::: SOURCE MATERIAL :::

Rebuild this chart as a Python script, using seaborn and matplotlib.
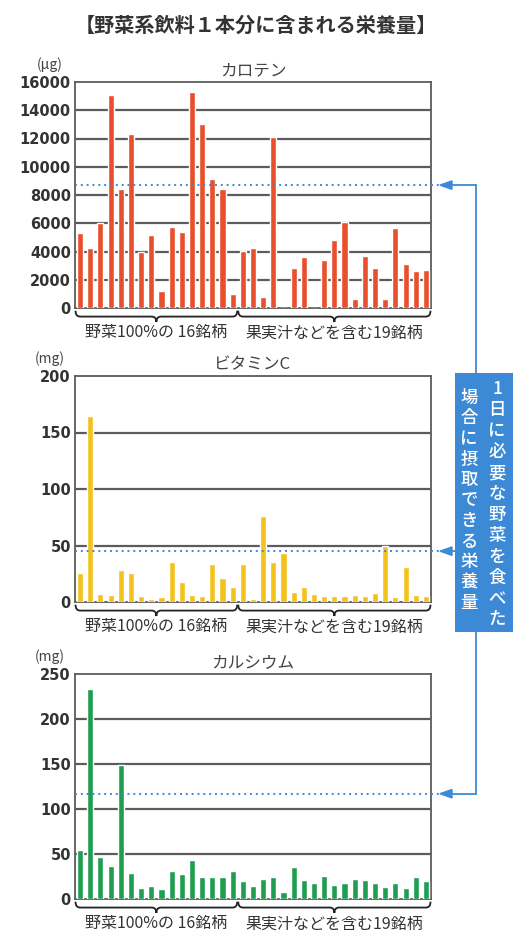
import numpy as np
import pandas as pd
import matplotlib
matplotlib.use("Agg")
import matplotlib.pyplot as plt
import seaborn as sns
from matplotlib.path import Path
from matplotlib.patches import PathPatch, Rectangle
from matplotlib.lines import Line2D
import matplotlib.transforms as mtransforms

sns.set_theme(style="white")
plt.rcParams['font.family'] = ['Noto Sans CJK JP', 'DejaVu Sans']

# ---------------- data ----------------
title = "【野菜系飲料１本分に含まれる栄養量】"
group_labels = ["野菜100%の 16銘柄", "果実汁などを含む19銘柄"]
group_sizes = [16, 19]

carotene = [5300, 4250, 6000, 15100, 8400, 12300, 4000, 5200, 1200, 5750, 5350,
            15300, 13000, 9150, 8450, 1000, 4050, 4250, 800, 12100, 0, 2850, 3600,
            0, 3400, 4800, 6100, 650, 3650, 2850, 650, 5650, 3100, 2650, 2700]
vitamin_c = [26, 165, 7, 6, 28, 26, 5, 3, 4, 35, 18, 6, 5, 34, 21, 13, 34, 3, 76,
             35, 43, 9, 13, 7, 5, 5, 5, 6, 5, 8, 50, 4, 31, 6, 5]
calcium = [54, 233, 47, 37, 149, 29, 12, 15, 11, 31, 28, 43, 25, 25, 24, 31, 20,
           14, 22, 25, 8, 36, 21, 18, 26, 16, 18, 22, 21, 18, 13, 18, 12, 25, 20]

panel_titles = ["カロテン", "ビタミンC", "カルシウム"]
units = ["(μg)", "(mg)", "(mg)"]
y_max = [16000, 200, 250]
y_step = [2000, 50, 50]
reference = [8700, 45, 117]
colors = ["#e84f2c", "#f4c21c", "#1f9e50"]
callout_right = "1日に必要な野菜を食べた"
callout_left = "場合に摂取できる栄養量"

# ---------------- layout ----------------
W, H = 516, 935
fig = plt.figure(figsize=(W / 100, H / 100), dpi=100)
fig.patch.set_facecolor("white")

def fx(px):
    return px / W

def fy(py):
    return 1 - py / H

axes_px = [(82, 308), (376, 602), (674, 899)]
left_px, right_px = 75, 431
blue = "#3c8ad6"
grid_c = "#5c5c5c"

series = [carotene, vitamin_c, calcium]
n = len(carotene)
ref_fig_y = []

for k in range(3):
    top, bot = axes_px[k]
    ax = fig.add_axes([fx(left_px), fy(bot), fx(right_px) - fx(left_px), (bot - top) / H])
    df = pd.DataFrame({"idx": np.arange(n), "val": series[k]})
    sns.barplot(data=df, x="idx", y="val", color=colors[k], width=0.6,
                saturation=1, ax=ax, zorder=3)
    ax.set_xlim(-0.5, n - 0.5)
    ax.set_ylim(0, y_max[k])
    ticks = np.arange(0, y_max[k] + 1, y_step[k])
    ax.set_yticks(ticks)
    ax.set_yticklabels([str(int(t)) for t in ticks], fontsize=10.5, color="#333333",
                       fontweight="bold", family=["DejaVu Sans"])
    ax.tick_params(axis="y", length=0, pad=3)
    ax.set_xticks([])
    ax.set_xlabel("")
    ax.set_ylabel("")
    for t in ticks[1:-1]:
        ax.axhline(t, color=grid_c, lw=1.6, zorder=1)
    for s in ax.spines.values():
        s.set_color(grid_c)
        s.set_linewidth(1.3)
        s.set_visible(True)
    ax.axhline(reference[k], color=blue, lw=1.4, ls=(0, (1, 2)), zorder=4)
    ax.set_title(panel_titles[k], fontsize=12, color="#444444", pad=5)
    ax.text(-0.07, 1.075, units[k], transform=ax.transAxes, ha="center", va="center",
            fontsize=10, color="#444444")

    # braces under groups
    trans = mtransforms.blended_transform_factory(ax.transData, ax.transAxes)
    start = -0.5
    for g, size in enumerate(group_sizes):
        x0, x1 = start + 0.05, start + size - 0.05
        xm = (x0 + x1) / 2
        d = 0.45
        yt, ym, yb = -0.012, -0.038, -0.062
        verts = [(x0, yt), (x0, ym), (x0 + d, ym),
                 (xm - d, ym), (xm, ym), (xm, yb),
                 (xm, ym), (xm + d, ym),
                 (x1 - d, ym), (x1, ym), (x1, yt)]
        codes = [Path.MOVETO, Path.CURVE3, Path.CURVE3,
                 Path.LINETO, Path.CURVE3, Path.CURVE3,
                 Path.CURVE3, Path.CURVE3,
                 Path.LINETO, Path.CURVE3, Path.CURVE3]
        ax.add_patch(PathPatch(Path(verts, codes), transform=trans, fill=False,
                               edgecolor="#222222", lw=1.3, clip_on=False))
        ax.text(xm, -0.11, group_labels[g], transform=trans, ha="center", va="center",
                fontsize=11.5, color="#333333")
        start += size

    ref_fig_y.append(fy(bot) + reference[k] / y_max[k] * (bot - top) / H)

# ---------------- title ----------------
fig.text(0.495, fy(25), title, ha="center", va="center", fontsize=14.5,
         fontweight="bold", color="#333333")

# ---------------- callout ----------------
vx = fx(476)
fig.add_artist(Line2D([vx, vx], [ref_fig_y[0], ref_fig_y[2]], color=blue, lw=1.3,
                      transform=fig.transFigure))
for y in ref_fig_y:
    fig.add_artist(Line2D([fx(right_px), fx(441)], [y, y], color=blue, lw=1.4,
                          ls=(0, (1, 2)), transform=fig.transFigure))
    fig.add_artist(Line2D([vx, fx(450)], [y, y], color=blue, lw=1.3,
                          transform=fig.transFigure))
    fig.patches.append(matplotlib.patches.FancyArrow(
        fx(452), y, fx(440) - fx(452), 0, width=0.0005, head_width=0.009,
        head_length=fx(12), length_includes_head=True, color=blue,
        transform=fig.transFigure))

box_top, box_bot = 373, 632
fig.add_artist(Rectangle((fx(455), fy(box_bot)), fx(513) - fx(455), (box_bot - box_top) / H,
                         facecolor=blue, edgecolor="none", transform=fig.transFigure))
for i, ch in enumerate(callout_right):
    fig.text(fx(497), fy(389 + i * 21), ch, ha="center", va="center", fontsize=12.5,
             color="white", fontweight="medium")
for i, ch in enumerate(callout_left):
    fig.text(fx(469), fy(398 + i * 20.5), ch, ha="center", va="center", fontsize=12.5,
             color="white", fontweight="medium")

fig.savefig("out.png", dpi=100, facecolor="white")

:::

### REQUIREMENT
Keep the pictures out of the copy and write out the data exactly as it stands.

### RESULT OF THE EXERCISE
Rebuild this chart as a Python script, using seaborn and matplotlib.
import numpy as np
import pandas as pd
import matplotlib
matplotlib.use("Agg")
import matplotlib.pyplot as plt
import seaborn as sns
from matplotlib.path import Path
from matplotlib.patches import PathPatch, Rectangle
from matplotlib.lines import Line2D
import matplotlib.transforms as mtransforms

sns.set_theme(style="white")
plt.rcParams['font.family'] = ['Noto Sans CJK JP', 'DejaVu Sans']

# ---------------- data ----------------
title = "【野菜系飲料１本分に含まれる栄養量】"
group_labels = ["野菜100%の 16銘柄", "果実汁などを含む19銘柄"]
group_sizes = [16, 19]

carotene = [5300, 4250, 6000, 15100, 8400, 12300, 4000, 5200, 1200, 5750, 5350,
            15300, 13000, 9150, 8450, 1000, 4050, 4250, 800, 12100, 0, 2850, 3600,
            0, 3400, 4800, 6100, 650, 3650, 2850, 650, 5650, 3100, 2650, 2700]
vitamin_c = [26, 165, 7, 6, 28, 26, 5, 3, 4, 35, 18, 6, 5, 34, 21, 13, 34, 3, 76,
             35, 43, 9, 13, 7, 5, 5, 5, 6, 5, 8, 50, 4, 31, 6, 5]
calcium = [54, 233, 47, 37, 149, 29, 12, 15, 11, 31, 28, 43, 25, 25, 24, 31, 20,
           14, 22, 25, 8, 36, 21, 18, 26, 16, 18, 22, 21, 18, 13, 18, 12, 25, 20]

panel_titles = ["カロテン", "ビタミンC", "カルシウム"]
units = ["(μg)", "(mg)", "(mg)"]
y_max = [16000, 200, 250]
y_step = [2000, 50, 50]
reference = [8700, 45, 117]
colors = ["#e84f2c", "#f4c21c", "#1f9e50"]
callout_right = "1日に必要な野菜を食べた"
callout_left = "場合に摂取できる栄養量"

# ---------------- layout ----------------
W, H = 516, 935
fig = plt.figure(figsize=(W / 100, H / 100), dpi=100)
fig.patch.set_facecolor("white")

def fx(px):
    return px / W

def fy(py):
    return 1 - py / H

axes_px = [(82, 308), (376, 602), (674, 899)]
left_px, right_px = 75, 431
blue = "#3c8ad6"
grid_c = "#5c5c5c"

series = [carotene, vitamin_c, calcium]
n = len(carotene)
ref_fig_y = []

for k in range(3):
    top, bot = axes_px[k]
    ax = fig.add_axes([fx(left_px), fy(bot), fx(right_px) - fx(left_px), (bot - top) / H])
    df = pd.DataFrame({"idx": np.arange(n), "val": series[k]})
    sns.barplot(data=df, x="idx", y="val", color=colors[k], width=0.6,
                saturation=1, ax=ax, zorder=3)
    ax.set_xlim(-0.5, n - 0.5)
    ax.set_ylim(0, y_max[k])
    ticks = np.arange(0, y_max[k] + 1, y_step[k])
    ax.set_yticks(ticks)
    ax.set_yticklabels([str(int(t)) for t in ticks], fontsize=10.5, color="#333333",
                       fontweight="bold", family=["DejaVu Sans"])
    ax.tick_params(axis="y", length=0, pad=3)
    ax.set_xticks([])
    ax.set_xlabel("")
    ax.set_ylabel("")
    for t in ticks[1:-1]:
        ax.axhline(t, color=grid_c, lw=1.6, zorder=1)
    for s in ax.spines.values():
        s.set_color(grid_c)
        s.set_linewidth(1.3)
        s.set_visible(True)
    ax.axhline(reference[k], color=blue, lw=1.4, ls=(0, (1, 2)), zorder=4)
    ax.set_title(panel_titles[k], fontsize=12, color="#444444", pad=5)
    ax.text(-0.07, 1.075, units[k], transform=ax.transAxes, ha="center", va="center",
            fontsize=10, color="#444444")

    # braces under groups
    trans = mtransforms.blended_transform_factory(ax.transData, ax.transAxes)
    start = -0.5
    for g, size in enumerate(group_sizes):
        x0, x1 = start + 0.05, start + size - 0.05
        xm = (x0 + x1) / 2
        d = 0.45
        yt, ym, yb = -0.012, -0.038, -0.062
        verts = [(x0, yt), (x0, ym), (x0 + d, ym),
                 (xm - d, ym), (xm, ym), (xm, yb),
                 (xm, ym), (xm + d, ym),
                 (x1 - d, ym), (x1, ym), (x1, yt)]
        codes = [Path.MOVETO, Path.CURVE3, Path.CURVE3,
                 Path.LINETO, Path.CURVE3, Path.CURVE3,
                 Path.CURVE3, Path.CURVE3,
                 Path.LINETO, Path.CURVE3, Path.CURVE3]
        ax.add_patch(PathPatch(Path(verts, codes), transform=trans, fill=False,
                               edgecolor="#222222", lw=1.3, clip_on=False))
        ax.text(xm, -0.11, group_labels[g], transform=trans, ha="center", va="center",
                fontsize=11.5, color="#333333")
        start += size

    ref_fig_y.append(fy(bot) + reference[k] / y_max[k] * (bot - top) / H)

# ---------------- title ----------------
fig.text(0.495, fy(25), title, ha="center", va="center", fontsize=14.5,
         fontweight="bold", color="#333333")

# ---------------- callout ----------------
vx = fx(476)
fig.add_artist(Line2D([vx, vx], [ref_fig_y[0], ref_fig_y[2]], color=blue, lw=1.3,
                      transform=fig.transFigure))
for y in ref_fig_y:
    fig.add_artist(Line2D([fx(right_px), fx(441)], [y, y], color=blue, lw=1.4,
                          ls=(0, (1, 2)), transform=fig.transFigure))
    fig.add_artist(Line2D([vx, fx(450)], [y, y], color=blue, lw=1.3,
                          transform=fig.transFigure))
    fig.patches.append(matplotlib.patches.FancyArrow(
        fx(452), y, fx(440) - fx(452), 0, width=0.0005, head_width=0.009,
        head_length=fx(12), length_includes_head=True, color=blue,
        transform=fig.transFigure))

box_top, box_bot = 373, 632
fig.add_artist(Rectangle((fx(455), fy(box_bot)), fx(513) - fx(455), (box_bot - box_top) / H,
                         facecolor=blue, edgecolor="none", transform=fig.transFigure))
for i, ch in enumerate(callout_right):
    fig.text(fx(497), fy(389 + i * 21), ch, ha="center", va="center", fontsize=12.5,
             color="white", fontweight="medium")
for i, ch in enumerate(callout_left):
    fig.text(fx(469), fy(398 + i * 20.5), ch, ha="center", va="center", fontsize=12.5,
             color="white", fontweight="medium")

fig.savefig("out.png", dpi=100, facecolor="white")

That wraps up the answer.